◆ **Required task**: Both boundary lines count: repeat, exactly and alone, the lines from the one containing "Emit a Python script that matches this image, drawn with seaborn" to the one containing "import seaborn as sns", with pictures left out.

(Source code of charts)
※

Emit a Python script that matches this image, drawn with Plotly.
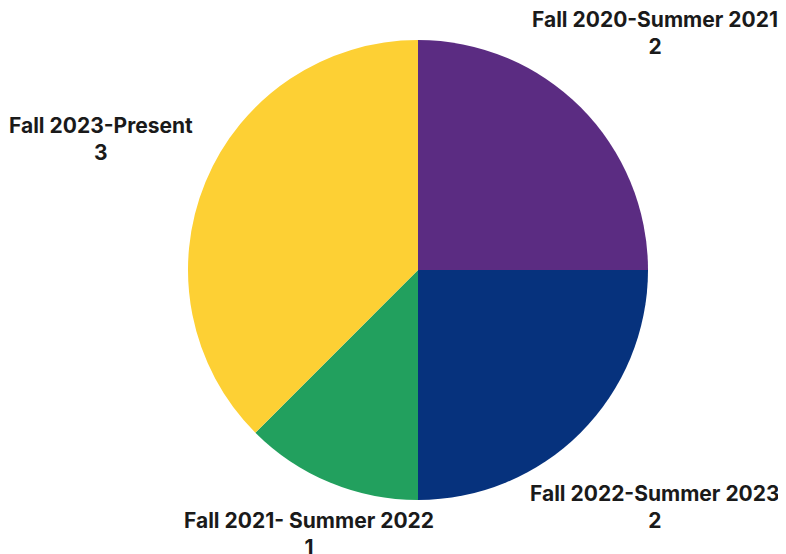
import math
import plotly.graph_objects as go

labels = ["Fall 2020-Summer 2021", "Fall 2022-Summer 2023", "Fall 2021- Summer 2022", "Fall 2023-Present"]
values = [2, 2, 1, 3]
colors = ["#5B2C82", "#06327D", "#22A05E", "#FDD034"]

W, H = 786, 554
OFF = 8                             # page body margin
CX, CY, R = 418 - OFF, 270 - OFF, 230   # pie centre / radius in figure pixels
FONT_SIZE = 21
CHAR_W = 12.1                       # approx. px per character
HALF_H = 24                         # half height of a two-line label
GAP = R + 10                        # labels clear the pie by this distance

fig = go.Figure(go.Pie(
    labels=labels,
    values=values,
    sort=False,
    direction="clockwise",
    rotation=0,
    marker=dict(colors=colors, line=dict(width=0)),
    textinfo="none",
    hoverinfo="label+value",
    showlegend=False,
    domain=dict(x=[(CX - R) / W, (CX + R) / W], y=[(H - CY - R) / H, (H - CY + R) / H]),
))

def label_dist(ux, uy, hw, hh):
    lo, hi = 0.0, 1000.0
    for _ in range(60):
        t = (lo + hi) / 2
        dx = max(abs(t * ux) - hw, 0)
        dy = max(abs(t * uy) - hh, 0)
        if math.hypot(dx, dy) < GAP:
            lo = t
        else:
            hi = t
    return (lo + hi) / 2

total = sum(values)
cum = 0
annotations = []
for lab, val in zip(labels, values):
    mid = (cum + val / 2) / total * 2 * math.pi
    cum += val
    ux, uy = math.sin(mid), -math.cos(mid)
    hw = len(lab) * CHAR_W / 2
    t = label_dist(ux, uy, hw, HALF_H)
    px, py = CX + t * ux, CY + t * uy
    annotations.append(dict(
        x=px / W, y=1 - py / H, xref="paper", yref="paper",
        xanchor="center", yanchor="middle", showarrow=False, align="center",
        text=f"<b>{lab}</b><br><b>{val}</b>",
        font=dict(family="Inter, Lato, sans-serif", size=FONT_SIZE, color="#1a1a1a"),
    ))

fig.update_layout(
    width=W, height=H,
    margin=dict(l=0, r=0, t=0, b=0),
    paper_bgcolor="white",
    plot_bgcolor="white",
    annotations=annotations,
)
fig.write_html("out.html")
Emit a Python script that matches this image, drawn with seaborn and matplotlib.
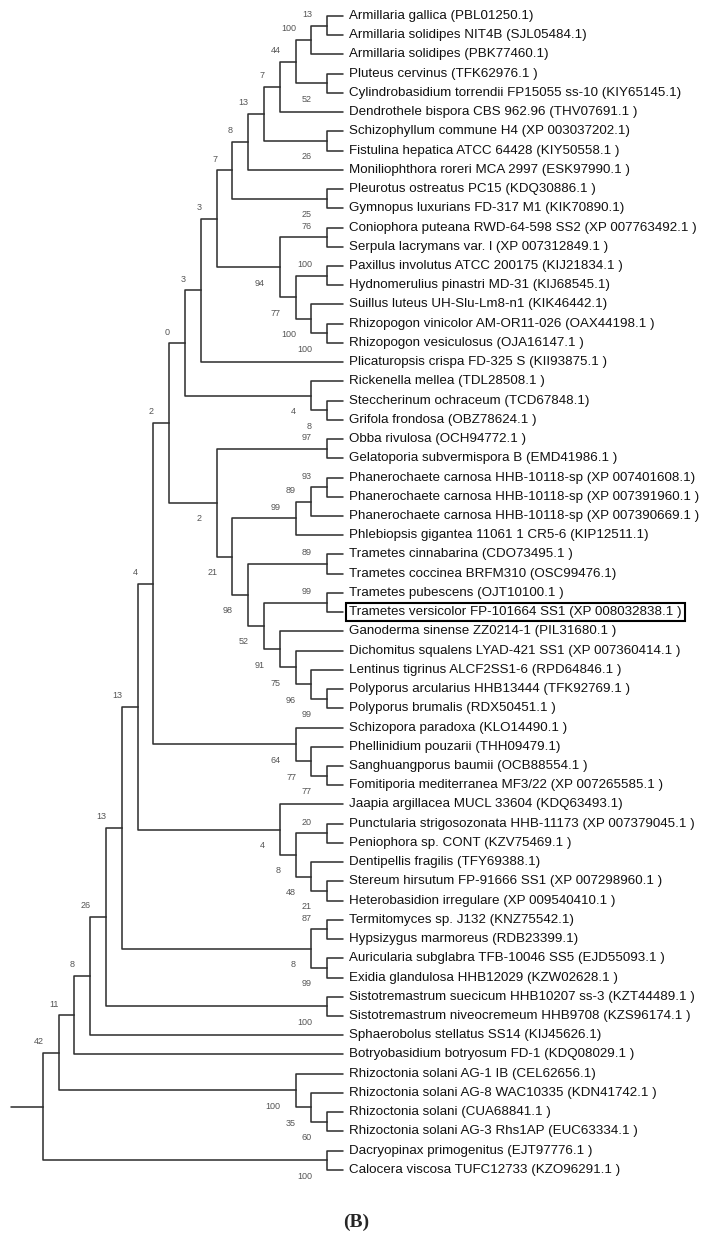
import pandas as pd
import matplotlib
matplotlib.use('Agg')
import matplotlib.pyplot as plt
from matplotlib import font_manager
import seaborn as sns

leaf_names = [
    "Armillaria gallica (PBL01250.1)",
    "Armillaria solidipes NIT4B (SJL05484.1)",
    "Armillaria solidipes (PBK77460.1)",
    "Pluteus cervinus (TFK62976.1 )",
    "Cylindrobasidium torrendii FP15055 ss-10 (KIY65145.1)",
    "Dendrothele bispora CBS 962.96 (THV07691.1 )",
    "Schizophyllum commune H4 (XP 003037202.1)",
    "Fistulina hepatica ATCC 64428 (KIY50558.1 )",
    "Moniliophthora roreri MCA 2997 (ESK97990.1 )",
    "Pleurotus ostreatus PC15 (KDQ30886.1 )",
    "Gymnopus luxurians FD-317 M1 (KIK70890.1)",
    "Coniophora puteana RWD-64-598 SS2 (XP 007763492.1 )",
    "Serpula lacrymans var. l (XP 007312849.1 )",
    "Paxillus involutus ATCC 200175 (KIJ21834.1 )",
    "Hydnomerulius pinastri MD-31 (KIJ68545.1)",
    "Suillus luteus UH-Slu-Lm8-n1 (KIK46442.1)",
    "Rhizopogon vinicolor AM-OR11-026 (OAX44198.1 )",
    "Rhizopogon vesiculosus (OJA16147.1 )",
    "Plicaturopsis crispa FD-325 S (KII93875.1 )",
    "Rickenella mellea (TDL28508.1 )",
    "Steccherinum ochraceum (TCD67848.1)",
    "Grifola frondosa (OBZ78624.1 )",
    "Obba rivulosa (OCH94772.1 )",
    "Gelatoporia subvermispora B (EMD41986.1 )",
    "Phanerochaete carnosa HHB-10118-sp (XP 007401608.1)",
    "Phanerochaete carnosa HHB-10118-sp (XP 007391960.1 )",
    "Phanerochaete carnosa HHB-10118-sp (XP 007390669.1 )",
    "Phlebiopsis gigantea 11061 1 CR5-6 (KIP12511.1)",
    "Trametes cinnabarina (CDO73495.1 )",
    "Trametes coccinea BRFM310 (OSC99476.1)",
    "Trametes pubescens (OJT10100.1 )",
    "Trametes versicolor FP-101664 SS1 (XP 008032838.1 )",
    "Ganoderma sinense ZZ0214-1 (PIL31680.1 )",
    "Dichomitus squalens LYAD-421 SS1 (XP 007360414.1 )",
    "Lentinus tigrinus ALCF2SS1-6 (RPD64846.1 )",
    "Polyporus arcularius HHB13444 (TFK92769.1 )",
    "Polyporus brumalis (RDX50451.1 )",
    "Schizopora paradoxa (KLO14490.1 )",
    "Phellinidium pouzarii (THH09479.1)",
    "Sanghuangporus baumii (OCB88554.1 )",
    "Fomitiporia mediterranea MF3/22 (XP 007265585.1 )",
    "Jaapia argillacea MUCL 33604 (KDQ63493.1)",
    "Punctularia strigosozonata HHB-11173 (XP 007379045.1 )",
    "Peniophora sp. CONT (KZV75469.1 )",
    "Dentipellis fragilis (TFY69388.1)",
    "Stereum hirsutum FP-91666 SS1 (XP 007298960.1 )",
    "Heterobasidion irregulare (XP 009540410.1 )",
    "Termitomyces sp. J132 (KNZ75542.1)",
    "Hypsizygus marmoreus (RDB23399.1)",
    "Auricularia subglabra TFB-10046 SS5 (EJD55093.1 )",
    "Exidia glandulosa HHB12029 (KZW02628.1 )",
    "Sistotremastrum suecicum HHB10207 ss-3 (KZT44489.1 )",
    "Sistotremastrum niveocremeum HHB9708 (KZS96174.1 )",
    "Sphaerobolus stellatus SS14 (KIJ45626.1)",
    "Botryobasidium botryosum FD-1 (KDQ08029.1 )",
    "Rhizoctonia solani AG-1 IB (CEL62656.1)",
    "Rhizoctonia solani AG-8 WAC10335 (KDN41742.1 )",
    "Rhizoctonia solani (CUA68841.1 )",
    "Rhizoctonia solani AG-3 Rhs1AP (EUC63334.1 )",
    "Dacryopinax primogenitus (EJT97776.1 )",
    "Calocera viscosa TUFC12733 (KZO96291.1 )",
]

# topology as newick, leaves are indices into leaf_names, node labels = bootstrap
agaric = "(((((((0,1)13,2)100,(3,4)52)44,5)7,(6,7)26)13,8)8,(9,10)25)7"
boletales = "((11,12)76,((13,14)100,(15,(16,17)100)100)77)94"
rickenella = "(19,(20,21)8)4"
phanero = "(((24,25)93,26)89,27)99"
trametes = "((28,29)89,((30,31)99,(32,(33,(34,(35,36)99)96)75)91)52)98"
polyporales = "((22,23)97,(" + phanero + "," + trametes + ")21)2"
hymeno = "(37,(38,(39,40)77)77)64"
russulales = "(41,((42,43)20,(44,(45,46)21)48)8)4"
auricularia = "((47,48)87,(49,50)99)8"
rhizoctonia = "(55,(56,(57,58)60)35)100"

tree_newick = ("((((((((((((" + agaric + "," + boletales + ")3,18)3," + rickenella + ")0,"
               + polyporales + ")2," + hymeno + ")4," + russulales + ")13,"
               + auricularia + ")13,(51,52)100)26,53)8,54)11," + rhizoctonia + ")42,(59,60)100)")

highlight = 31


def parse(s):
    pos = 0

    def node():
        nonlocal pos
        if s[pos] == '(':
            pos += 1
            kids = [node()]
            while s[pos] == ',':
                pos += 1
                kids.append(node())
            pos += 1
            lab = ''
            while pos < len(s) and s[pos] not in ',)':
                lab += s[pos]
                pos += 1
            return {'kids': kids, 'label': lab}
        num = ''
        while s[pos] not in ',)':
            num += s[pos]
            pos += 1
        return {'leaf': int(num)}
    return node()


def layout(n):
    if 'leaf' in n:
        n['h'] = 0
        n['y'] = n['leaf']
        return
    for k in n['kids']:
        layout(k)
    n['h'] = max(k['h'] for k in n['kids']) + 1
    n['y'] = (n['kids'][0]['y'] + n['kids'][-1]['y']) / 2


root = parse(tree_newick)
layout(root)

rows = []
labels = []
seg = 0


def walk(n):
    global seg
    if 'leaf' in n:
        return
    for i, k in enumerate(n['kids']):
        for j, (x, y) in enumerate([(n['h'], n['y']), (n['h'], k['y']), (k['h'], k['y'])]):
            rows.append({'seg': seg, 'o': j, 'x': x, 'y': y})
        seg += 1
        if 'kids' in k and k['label']:
            labels.append((k['h'], k['y'], k['label'], i == 0))
        walk(k)


walk(root)
# root stub
for j, x in enumerate([root['h'] + 2, root['h']]):
    rows.append({'seg': seg, 'o': j, 'x': x, 'y': root['y']})
df = pd.DataFrame(rows)

sns.set_theme(style='white')
installed = {f.name for f in font_manager.fontManager.ttflist}
narrow = 'Liberation Sans Narrow' in installed
plt.rcParams['font.family'] = ['Liberation Sans Narrow' if narrow else 'Liberation Sans', 'DejaVu Sans']
leaf_fs = 11.5 if narrow else 9.6
boot_fs = 7.5 if narrow else 6.5

fig = plt.figure(figsize=(7.12, 12.39), dpi=100)
ax = fig.add_axes([0, 0, 1, 1])
sns.lineplot(data=df, x='x', y='y', units='seg', estimator=None, sort=False,
             color='#333333', linewidth=1.15, ax=ax, legend=False)

step = 15.8
ax.set_xlim(343 / step, (343 - 712) / step)
ax.set_ylim((1239 - 16) / 19.23, -16 / 19.23)
ax.axis('off')

for i, name in enumerate(leaf_names):
    kw = {}
    if i == highlight:
        kw['bbox'] = dict(boxstyle='square,pad=0.25', fc='white', ec='black', lw=1.5)
    ax.annotate(name, (0, i), xytext=(4.4, 0), textcoords='offset points',
                ha='left', va='center', fontsize=leaf_fs, color='#111111', **kw)

for h, y, lab, upper in labels:
    ax.annotate(lab, (h, y), xytext=(-11, 8 if upper else -11.5),
                textcoords='offset points', ha='right', va='center',
                fontsize=boot_fs, color='#555555')

fig.text(0.5, 1 - 1222 / 1239, '(B)', ha='center', va='center', fontsize=14,
         fontweight='bold', family='Liberation Serif')

fig.savefig('out.png', dpi=100)
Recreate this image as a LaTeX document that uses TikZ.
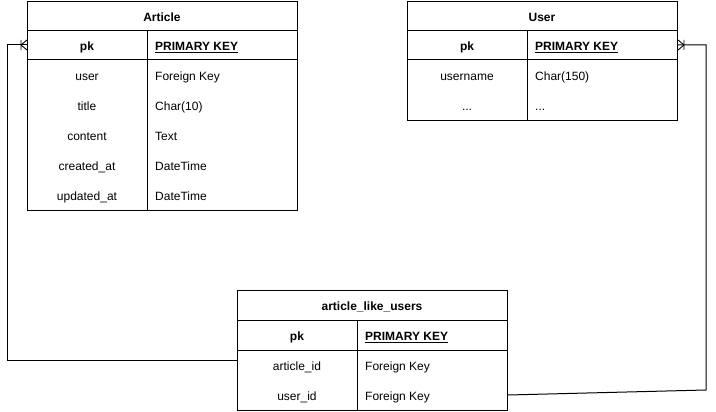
\documentclass[tikz,border=0pt]{standalone}
\usepackage{fontspec}
\setmainfont{Liberation Sans}
\usetikzlibrary{positioning,calc}

\newcommand{\tdots}{...}
\tikzset{
	tbl/.style={draw,line width=1pt,minimum width=270pt,inner sep=0pt,anchor=north west},
	fld/.style={font=\fontsize{12}{14}\selectfont,inner sep=0pt,text height=11pt,text depth=0pt},
	hd/.style={fld,font=\fontsize{12}{14}\selectfont\bfseries},
	conn/.style={line width=1pt},
	crowfoot/.pic={\draw[line width=0.9pt] (0,-5) -- (0,5) (0,0) -- (6,-5) (0,0) -- (6,5);}
}

\begin{document}
\begin{tikzpicture}[x=1pt,y=-1pt]
\useasboundingbox (0,0) rectangle (716,412);

% Article
\node[tbl,minimum height=209pt] (article) at (27,1) {};
\draw[conn] (27,31) -- (297,31) (27,60) -- (297,60) (147,31) -- (147,210);
\node[hd] (art-title) at (162,16) {Article};
\node[hd] (art-pk) at (87,45) {pk};
\node[hd,anchor=west] (art-pkt) at (155,45) {\underline{PRIMARY KEY}};
\foreach \nm/\ty [count=\i] in {user/Foreign Key,title/Char(10),content/Text,created\_at/DateTime,updated\_at/DateTime}{
	\node[fld] (art-f\i) at (87,45+30*\i) {\nm};
	\node[fld,anchor=west] (art-t\i) at (155,45+30*\i) {\ty};
}

% User
\node[tbl,minimum height=119pt] (user) at (407,1) {};
\draw[conn] (407,31) -- (677,31) (407,60) -- (677,60) (527,31) -- (527,120);
\node[hd] (usr-title) at (542,16) {User};
\node[hd] (usr-pk) at (467,45) {pk};
\node[hd,anchor=west] (usr-pkt) at (535,45) {\underline{PRIMARY KEY}};
\foreach \nm/\ty [count=\i] in {username/Char(150),\tdots/\tdots}{
	\node[fld] (usr-f\i) at (467,45+30*\i) {\nm};
	\node[fld,anchor=west] (usr-t\i) at (535,45+30*\i) {\ty};
}

% article_like_users
\node[tbl,minimum height=120pt] (alu) at (237,290) {};
\draw[conn] (237,320) -- (507,320) (237,350) -- (507,350) (357,320) -- (357,410);
\node[hd] (alu-title) at (372,305) {article\_like\_users};
\node[hd] (alu-pk) at (297,335) {pk};
\node[hd,anchor=west] (alu-pkt) at (365,335) {\underline{PRIMARY KEY}};
\foreach \nm/\ty [count=\i] in {article\_id/Foreign Key,user\_id/Foreign Key}{
	\node[fld] (alu-f\i) at (297,335+30*\i) {\nm};
	\node[fld,anchor=west] (alu-t\i) at (365,335+30*\i) {\ty};
}

% relations
\coordinate (art-in) at ([yshift=-44pt]article.north west);
\coordinate (usr-in) at ([yshift=-44pt]user.north east);
\coordinate (alu-aid) at ([yshift=-70pt]alu.north west);
\coordinate (alu-uid) at ([yshift=-105pt]alu.north east);
\draw[conn] (alu-aid) -| (7,45) -- (art-in);
\draw[conn] (alu-uid) -- (706,390) |- (usr-in);
\pic at ([xshift=-6pt]art-in) {crowfoot};
\pic[xscale=-1] at ([xshift=6pt]usr-in) {crowfoot};

\end{tikzpicture}
\end{document}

※

◆ **Task result**:
Emit a Python script that matches this image, drawn with seaborn and matplotlib.
import pandas as pd
import matplotlib
matplotlib.use('Agg')
import matplotlib.pyplot as plt
from matplotlib import font_manager
import seaborn as sns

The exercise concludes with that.